Predicting and Managing Kafka Topic Volumes: `DataHubUpgradeHistory` and `MetadataChangeLog_Timeseries`

Original Slack Thread

What type of information can use to predict & project the volume of specific topics? Specifically, I’m curious about DataHubUpgradeHistory and MetadataChangeLog_Timeseries , but wondering about all of them.

The size of most topics are highly dependent on how frequently you are performing ingestions and the scale of each one. Kafka gives metrics on lag and byte throughput and if your ingestion jobs are relatively consistent you should be able to predict the volume through those.

For the two you called out, DataHubUpgradeHistory will always be extremely low volume. MetadataChangeLog_Timeseries may be fairly hefty depending on usage.

thanks <@UV5UEC3LN>, that’s helpful.

Can you help me understand when these two topics have messages in them?

Guessing purely on the name, is DataHubUpgradeHistory used whenever the datahubUpgrade job is run? That would explain the low volume.

Is MetadataChangeLog_Timeseries used whenever an ingestion job is run?

For Upgrade History, yes. MCL Timeseries is a bit more nuanced than just ingestion jobs, but generally that will be what puts events in there. It’s also possible for timeseries aspects to be generated from other processes though. Basically whenever a timeseries aspect is ingested it will have an event. Timeseries aspects are defined by the @Aspect annotation in the PDL model files with type=timeseries.

Sorry - can you say more about what a Time Series Aspect is? I’m not sure i follow

https://datahubproject.io/docs/graphql/interfaces/#timeseriesaspect

So essentially, every time an aspect gets ingestion, they’ll be some kafka messages sent to MetadataChangeLog_TimeSeries

I’m trying to understand what sort of retention should exist on these topics. Is this a scenario where Kafka is being used as storage for these datasets? Or is it truly being used for message processing in that the data in these messages gets processed into a persistent datastore (like the DB / ElasticSearch)

Timeseries information is only persisted into ElasticSearch and not the relational DB. ES is generally pretty reliable, but it can be helpful to keep retention on the Kafka topics for in-between snapshot latency on ES for disaster scenarios. We have put in reasonable defaults for retention on the topic setup scripts.

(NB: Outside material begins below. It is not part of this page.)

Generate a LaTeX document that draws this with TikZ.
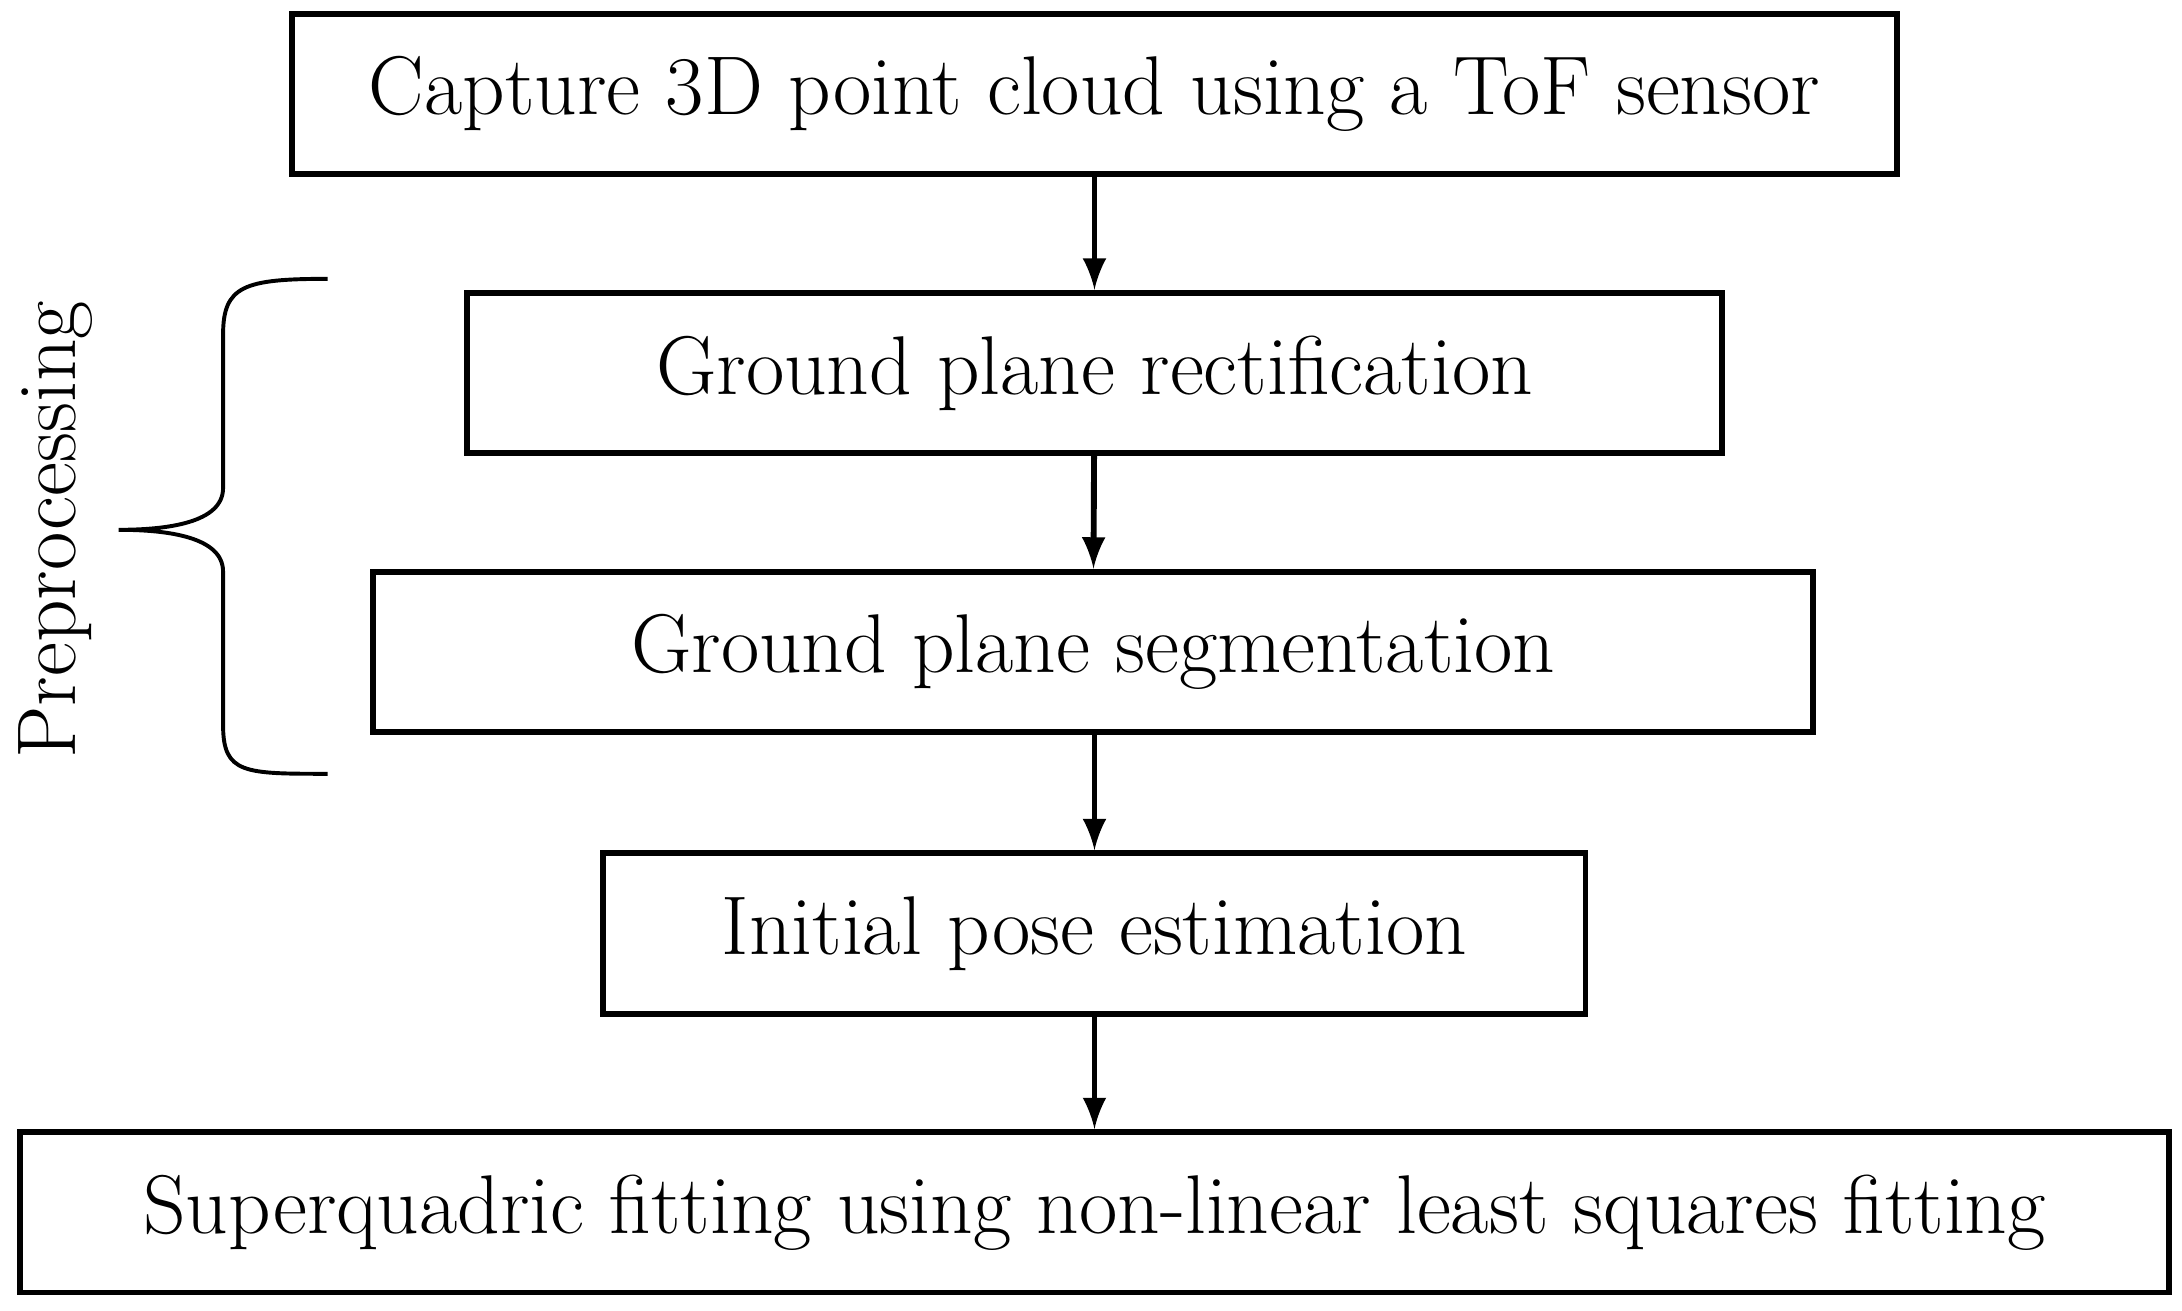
\documentclass[tikz,border=0pt]{standalone}
\usepackage{tikz}
\usetikzlibrary{arrows,positioning}
\begin{document}
\begin{tikzpicture}[>=latex', x=0.01cm, y=-0.01cm]
	\tikzset{block/.style={draw, very thick, rectangle, align=center, minimum height=1.15cm, inner sep=0pt, font=\fontsize{17}{20}\selectfont},
		flow/.style={->, very thick, >=latex}}
	\useasboundingbox (0,0) rectangle (1565,940);
	\node [block, minimum width=11.5cm] (capture) at (785,67.5) {Capture 3D point cloud using a ToF sensor};
	\node [block, minimum width=9cm] (rectify) at (785,267.5) {Ground plane rectification};
	\node [block, minimum width=10.32cm] (segment) at (784,467.5) {Ground plane segmentation};
	\node [block, minimum width=7.04cm] (pose) at (785,669.5) {Initial pose estimation};
	\node [block, minimum width=15.4cm] (fit) at (785,869.5) {Superquadric fitting using non-linear least squares fitting};
	\draw [flow] (capture) -- (rectify);
	\draw [flow] (rectify) -- (segment);
	\draw [flow] (segment.south -| pose.north) -- (pose);
	\draw [flow] (pose) -- (fit);
	% brace
	\draw [thick] (235,200) .. controls (175,200) and (160,205) .. (160,240) -- (160,350)
		.. controls (160,375) and (120,380) .. (85,380)
		.. controls (120,380) and (160,385) .. (160,410) -- (160,520)
		.. controls (160,555) and (175,555) .. (235,555);
	\node [rotate=90, font=\fontsize{17}{20}\selectfont] (prep) at (40,380) {Preprocessing};
\end{tikzpicture}
\end{document}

Yeah i went hunting for those and found that the retention on those is 90 days for MetadataChangeLog_Timeseries: https://github.com/datahub-project/datahub/blob/master/docker/kafka-setup/kafka-setup.sh#L124

And unlimited for DatahubUpgradeHistory: https://github.com/datahub-project/datahub/blob/master/docker/kafka-setup/kafka-setup.sh#L140

The team that manages our kafka infrastructure is worried about these retention settings because sometimes those are configured when folks are attempting to misuse Kafka for persistent storage. If we configured retention at something more like ~1 week, would that have any impact on the application other than disaster recovery? It sounds like it would not.

<@UV5UEC3LN> - polite bump on this question above

For timeseries I think it should be okay, just reduces your options for disaster recovery. For the Upgrade History topic if you change the retention to a week then if you lose the GMS pod it will not start back up until you run another upgrade unless you configure it to skip the upgrade check (not recommended).

Ah, good to know. Is that because it uses the kafka topic to determine the last upgrade that was run?

Yep

If we do get into a state where the GMS can’t determine the last upgrade run, how do we unstick ourselves?

~Do we have to temporarily disable the upgrade check?~ This doesn’t really make sense

Re-running the upgrade job is probably your best option, it should be essentially a no-op if your system is in the correct state

Ah, so it’s the GMS that reads the topic to determine the last upgrade run. If the upgrade is always run prior to a deploy, it should be fine? Even if no upgrade is necessary, it’ll no-op but ~right~ write the correct messages into the kafka topic to let GMS start up. Is that accurate?

Yeah, that’s correct